Task directions ::
Below are the records; give again exactly the lines from the one containing "Recreate this image" through the one containing "import * as", leaving out pictures.

Records for this task ::
= = =

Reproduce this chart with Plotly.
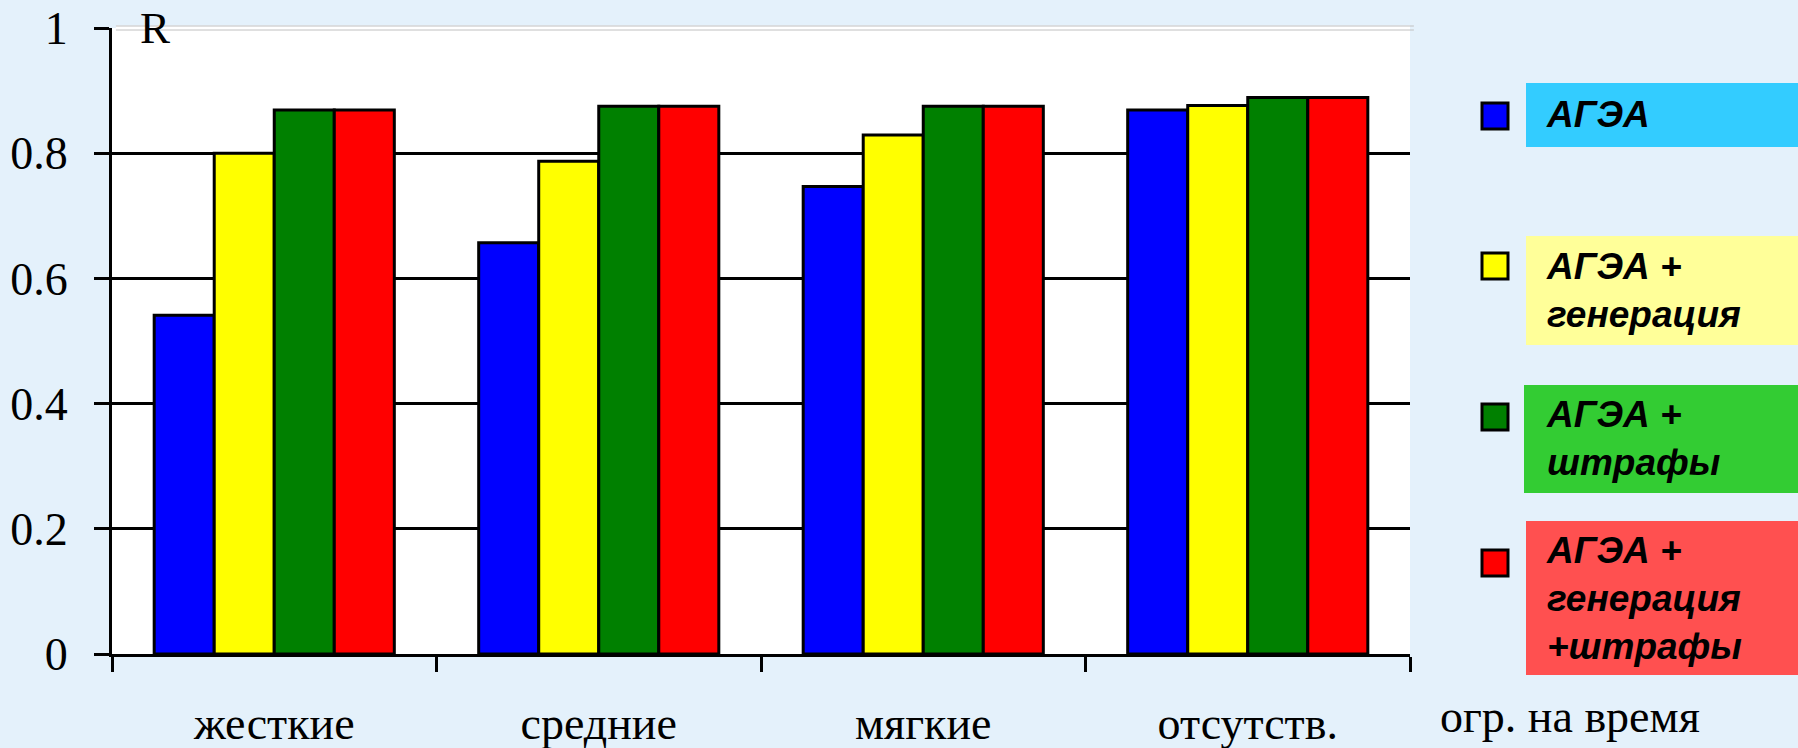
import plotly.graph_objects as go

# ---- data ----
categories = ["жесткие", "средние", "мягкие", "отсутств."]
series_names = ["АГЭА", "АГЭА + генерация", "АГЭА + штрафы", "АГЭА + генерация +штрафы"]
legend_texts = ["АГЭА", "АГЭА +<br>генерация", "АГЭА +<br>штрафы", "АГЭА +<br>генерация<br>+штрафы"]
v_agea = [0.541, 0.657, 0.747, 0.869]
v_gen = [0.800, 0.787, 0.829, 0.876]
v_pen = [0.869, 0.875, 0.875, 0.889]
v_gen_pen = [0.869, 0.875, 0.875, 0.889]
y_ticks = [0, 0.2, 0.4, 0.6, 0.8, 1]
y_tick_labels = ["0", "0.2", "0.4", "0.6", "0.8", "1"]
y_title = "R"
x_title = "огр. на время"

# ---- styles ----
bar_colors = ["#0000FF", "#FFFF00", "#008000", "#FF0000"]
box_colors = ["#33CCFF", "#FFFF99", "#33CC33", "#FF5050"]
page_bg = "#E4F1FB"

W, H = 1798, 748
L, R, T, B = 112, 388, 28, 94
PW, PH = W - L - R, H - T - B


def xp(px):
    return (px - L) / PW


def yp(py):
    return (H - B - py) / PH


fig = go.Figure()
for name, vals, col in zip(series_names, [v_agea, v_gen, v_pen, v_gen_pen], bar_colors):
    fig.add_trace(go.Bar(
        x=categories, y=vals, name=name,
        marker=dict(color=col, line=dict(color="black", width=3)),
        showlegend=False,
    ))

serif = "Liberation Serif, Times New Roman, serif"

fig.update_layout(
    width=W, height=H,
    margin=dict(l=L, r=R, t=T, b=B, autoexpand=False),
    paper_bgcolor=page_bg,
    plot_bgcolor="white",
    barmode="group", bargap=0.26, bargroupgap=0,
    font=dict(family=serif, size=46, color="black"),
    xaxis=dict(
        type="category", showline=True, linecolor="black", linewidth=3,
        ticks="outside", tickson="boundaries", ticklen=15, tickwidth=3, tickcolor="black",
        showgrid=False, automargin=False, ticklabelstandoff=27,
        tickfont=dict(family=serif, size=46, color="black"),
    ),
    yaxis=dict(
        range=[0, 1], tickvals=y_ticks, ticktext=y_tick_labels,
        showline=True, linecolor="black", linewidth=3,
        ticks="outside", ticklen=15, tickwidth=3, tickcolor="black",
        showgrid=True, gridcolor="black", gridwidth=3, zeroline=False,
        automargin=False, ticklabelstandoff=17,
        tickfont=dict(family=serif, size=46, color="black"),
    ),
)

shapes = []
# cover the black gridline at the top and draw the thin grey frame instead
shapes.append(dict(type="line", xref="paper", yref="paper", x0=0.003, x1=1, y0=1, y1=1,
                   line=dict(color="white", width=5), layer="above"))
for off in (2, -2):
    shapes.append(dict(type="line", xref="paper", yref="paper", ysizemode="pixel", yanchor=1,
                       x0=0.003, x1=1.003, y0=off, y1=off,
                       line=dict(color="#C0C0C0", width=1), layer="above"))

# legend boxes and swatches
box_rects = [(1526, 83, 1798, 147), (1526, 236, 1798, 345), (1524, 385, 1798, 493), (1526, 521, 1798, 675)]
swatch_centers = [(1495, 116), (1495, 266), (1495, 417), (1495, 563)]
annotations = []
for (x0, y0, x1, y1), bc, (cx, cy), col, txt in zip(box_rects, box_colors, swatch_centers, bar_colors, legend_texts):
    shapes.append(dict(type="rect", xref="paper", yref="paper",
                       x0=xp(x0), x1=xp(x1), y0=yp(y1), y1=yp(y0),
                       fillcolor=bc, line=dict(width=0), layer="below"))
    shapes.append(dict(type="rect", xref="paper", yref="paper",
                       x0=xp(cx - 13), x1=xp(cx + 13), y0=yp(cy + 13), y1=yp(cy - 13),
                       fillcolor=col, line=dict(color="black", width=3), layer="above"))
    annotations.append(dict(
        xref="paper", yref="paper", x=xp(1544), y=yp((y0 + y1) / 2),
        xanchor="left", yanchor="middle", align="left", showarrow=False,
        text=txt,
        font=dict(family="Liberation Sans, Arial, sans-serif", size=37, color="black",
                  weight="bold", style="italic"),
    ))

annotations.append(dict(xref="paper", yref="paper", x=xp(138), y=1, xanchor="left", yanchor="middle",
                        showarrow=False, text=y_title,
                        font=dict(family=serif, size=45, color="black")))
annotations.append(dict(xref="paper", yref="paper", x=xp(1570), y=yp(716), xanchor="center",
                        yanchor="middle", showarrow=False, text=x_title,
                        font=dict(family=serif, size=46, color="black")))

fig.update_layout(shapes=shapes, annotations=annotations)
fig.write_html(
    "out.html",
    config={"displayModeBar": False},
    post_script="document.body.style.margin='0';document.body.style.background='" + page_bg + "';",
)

= = =

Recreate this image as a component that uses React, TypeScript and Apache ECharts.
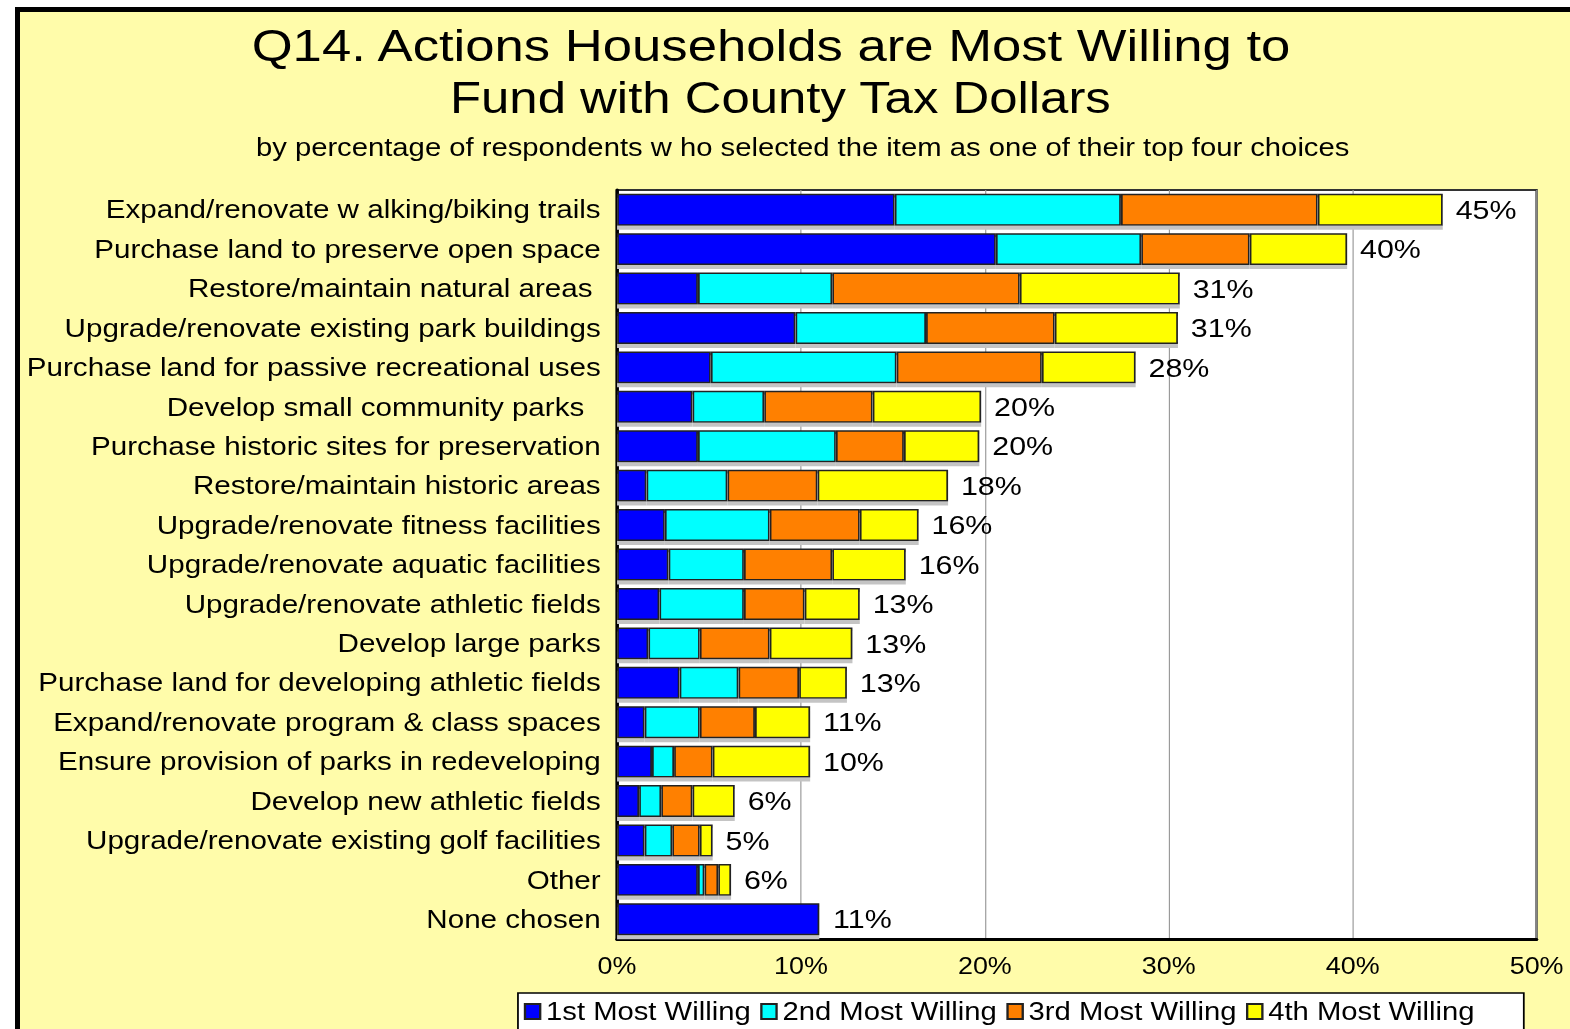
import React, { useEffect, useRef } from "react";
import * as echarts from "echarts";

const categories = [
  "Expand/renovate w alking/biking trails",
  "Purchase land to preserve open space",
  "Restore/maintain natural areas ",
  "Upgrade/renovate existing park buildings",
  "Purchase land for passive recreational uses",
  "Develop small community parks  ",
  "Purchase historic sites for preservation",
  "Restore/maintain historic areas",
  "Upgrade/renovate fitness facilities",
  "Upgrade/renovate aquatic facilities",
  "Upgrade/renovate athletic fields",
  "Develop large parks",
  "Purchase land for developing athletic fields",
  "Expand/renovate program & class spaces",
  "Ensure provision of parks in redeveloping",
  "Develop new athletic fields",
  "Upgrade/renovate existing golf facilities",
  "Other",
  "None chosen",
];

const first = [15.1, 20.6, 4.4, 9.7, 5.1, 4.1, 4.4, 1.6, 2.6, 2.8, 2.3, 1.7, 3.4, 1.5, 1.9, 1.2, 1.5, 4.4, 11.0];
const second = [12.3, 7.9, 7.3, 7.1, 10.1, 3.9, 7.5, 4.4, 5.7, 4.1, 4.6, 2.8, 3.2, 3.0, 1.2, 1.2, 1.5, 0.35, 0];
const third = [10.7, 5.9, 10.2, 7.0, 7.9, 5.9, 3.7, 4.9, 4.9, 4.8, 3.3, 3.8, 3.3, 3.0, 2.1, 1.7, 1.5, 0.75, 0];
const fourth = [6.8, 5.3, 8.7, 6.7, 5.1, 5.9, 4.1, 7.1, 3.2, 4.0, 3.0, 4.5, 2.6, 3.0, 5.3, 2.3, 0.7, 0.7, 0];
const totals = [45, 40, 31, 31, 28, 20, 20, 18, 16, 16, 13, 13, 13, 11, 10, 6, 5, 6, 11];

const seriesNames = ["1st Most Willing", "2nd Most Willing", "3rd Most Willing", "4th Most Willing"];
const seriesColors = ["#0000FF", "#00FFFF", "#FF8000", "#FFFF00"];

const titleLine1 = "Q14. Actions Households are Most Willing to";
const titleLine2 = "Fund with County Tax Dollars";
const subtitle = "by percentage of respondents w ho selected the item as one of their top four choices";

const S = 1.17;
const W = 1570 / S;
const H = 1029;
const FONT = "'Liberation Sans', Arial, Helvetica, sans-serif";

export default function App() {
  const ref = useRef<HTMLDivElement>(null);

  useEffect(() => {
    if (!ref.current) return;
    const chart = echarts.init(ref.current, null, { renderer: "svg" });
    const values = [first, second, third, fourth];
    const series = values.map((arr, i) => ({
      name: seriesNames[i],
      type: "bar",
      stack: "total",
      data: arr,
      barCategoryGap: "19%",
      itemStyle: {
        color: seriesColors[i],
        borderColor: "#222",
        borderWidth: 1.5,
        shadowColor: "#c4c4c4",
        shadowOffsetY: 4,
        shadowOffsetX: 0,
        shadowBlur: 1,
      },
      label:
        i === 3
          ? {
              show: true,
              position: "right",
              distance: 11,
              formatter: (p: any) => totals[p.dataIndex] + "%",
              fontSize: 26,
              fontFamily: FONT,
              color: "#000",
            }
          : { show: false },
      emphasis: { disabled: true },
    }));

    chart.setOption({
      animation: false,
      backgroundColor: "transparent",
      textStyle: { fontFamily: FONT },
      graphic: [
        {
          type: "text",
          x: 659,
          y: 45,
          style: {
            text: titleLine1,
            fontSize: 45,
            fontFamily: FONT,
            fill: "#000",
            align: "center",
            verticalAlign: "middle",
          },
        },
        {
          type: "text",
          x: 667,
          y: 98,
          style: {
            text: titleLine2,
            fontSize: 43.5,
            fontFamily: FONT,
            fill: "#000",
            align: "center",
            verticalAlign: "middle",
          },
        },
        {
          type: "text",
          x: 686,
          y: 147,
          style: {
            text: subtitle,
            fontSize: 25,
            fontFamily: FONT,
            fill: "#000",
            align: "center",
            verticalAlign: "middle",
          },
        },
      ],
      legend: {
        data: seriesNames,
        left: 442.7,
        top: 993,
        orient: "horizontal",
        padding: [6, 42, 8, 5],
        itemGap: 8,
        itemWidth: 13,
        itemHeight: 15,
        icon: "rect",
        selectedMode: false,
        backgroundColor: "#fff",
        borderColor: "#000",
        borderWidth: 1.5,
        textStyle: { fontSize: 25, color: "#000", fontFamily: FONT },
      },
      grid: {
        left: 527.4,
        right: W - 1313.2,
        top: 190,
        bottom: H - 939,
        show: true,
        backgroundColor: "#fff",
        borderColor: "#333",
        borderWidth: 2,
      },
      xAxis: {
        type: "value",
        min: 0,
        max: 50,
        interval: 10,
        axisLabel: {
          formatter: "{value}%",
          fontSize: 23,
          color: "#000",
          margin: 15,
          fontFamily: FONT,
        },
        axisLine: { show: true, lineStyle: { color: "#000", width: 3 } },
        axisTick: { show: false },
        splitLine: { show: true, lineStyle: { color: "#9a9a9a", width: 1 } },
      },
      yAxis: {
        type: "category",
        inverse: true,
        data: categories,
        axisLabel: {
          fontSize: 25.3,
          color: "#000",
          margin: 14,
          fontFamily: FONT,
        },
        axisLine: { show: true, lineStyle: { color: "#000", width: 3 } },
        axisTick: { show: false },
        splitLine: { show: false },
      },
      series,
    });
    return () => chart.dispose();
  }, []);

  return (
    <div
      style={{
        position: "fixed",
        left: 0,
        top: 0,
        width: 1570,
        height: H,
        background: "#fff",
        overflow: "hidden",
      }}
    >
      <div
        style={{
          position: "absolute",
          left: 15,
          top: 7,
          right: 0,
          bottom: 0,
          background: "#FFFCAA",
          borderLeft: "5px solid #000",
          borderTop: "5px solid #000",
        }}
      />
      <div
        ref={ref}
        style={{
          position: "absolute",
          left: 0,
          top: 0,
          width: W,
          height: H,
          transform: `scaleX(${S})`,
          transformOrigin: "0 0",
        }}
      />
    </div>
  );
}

= = =

Problem solution ::
Recreate this image as a component that uses React, TypeScript and Apache ECharts.
import React, { useEffect, useRef } from "react";
import * as echarts from "echarts";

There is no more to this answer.